Previous mid-year updates on social entrepreneurship, big data and the sharing economy were pretty text heavy. As a bit of relief from all that reading, I’m going to go with very short text this week, and give the bulk of the update via video.
- A recent poll of experts by the Pew Research Internet Project showed that nearly half expect a future in which robots and digital agents (such as the artificial intelligence Watson created by IBM) displace significant numbers of blue- and white-collar workers.
- Ethicists and judicial scholars are speculating whether robots, like corporations, should have rights and obligations, while the United Nations debates what boundaries need to be placed on robotic warfare
- The past few months have seen articles on robot security guards; on the effect of increasingly sophisticated robots and AI on professions like lawyer, doctor and architects; and on robots that can assemble themselves.
- The debate rages about how to regulate and legalize commercial drone use in the US. (Here are some arguments for free and open access to this technology, as well as arguments against.) but meanwhile
- Police departments in Seattle and LA are using drones equipped with night vision video cameras for surveillance (maybe I should have saved that article for the Privacy update)
- Aloft Hotels just announced that their first “cyber associate” has reported fro training in Cupertino, California. The Botlr, as it is known, will deliver amenities to guest. rooms and port linens and towels around the hotel. (Cute detail: instead of tips, Botlr asks for tweets.)
- On the museum front, Robot Linda debuted at London’s Natural History Museum, demonstrating its ability to map its environment and operate autonomously. Last week the Tate Britain invited members of the public to queue up online and take turns controlling four video-equipped, flashlight-wielding robots that roamed the museum in the project After Dark
An interview with accessibility advocate Henry Evans, who joined attendees at the Alliance’s annual meeting in Seattle last spring via telepresence robot. Henry, a non-verbal quadriplegic, relates how he has been using remotely controlled robots to visit museums like the de Young Museum in San Francisco, the Computer History Museum in Mountain View, California and the National Museum of Australia in Canberra. The article includes some discussion of whether telepresence robots could become a universally required accommodation for the disabled under the Americans with Disabilities Act or other legislation.
And now, to the videos!
How can museums use drones in their operations and research? All sorts of ways: advocacy, PR, emergency response, and field research to name but a few. Here are some illustrations.
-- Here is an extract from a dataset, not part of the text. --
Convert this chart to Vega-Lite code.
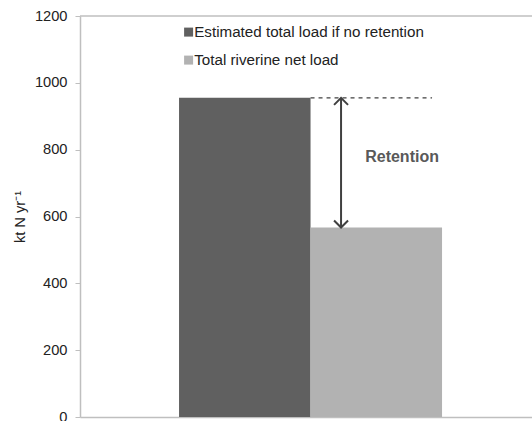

First, cool drone footage of Cincinnati Museum Center. Includes incredible images, inside and out, of the main rotunda, which is the largest free standing half dome in the Western hemisphere. I believe they are using this as part of the local “Save our Icons” campaign. What better way to muster taxpayer support for renovations than to remind folks how drop dead gorgeous your building is?
Want to give people a drone’s eye view of your museum construction site? The Patricia and Phillip Frost Museum of Science did just that
Worried about risking drone flights around collections? The Air and Space Museum of Paris (appropriately enough) felt confident of their piloting skills
Remember the sinkhole that opened up at the National Corvette Museum, swallowing eight vintage cars? The museum recruited a drone from the University of Western Kentucky to check out the extent of the damage.
On the conservation front, researchers from the South Australian Museum worked with ConservationDrones.org to use drones for surveying bat biodiversity . What better to track nocturnal flying organisms than robotic nocturnal flying organism?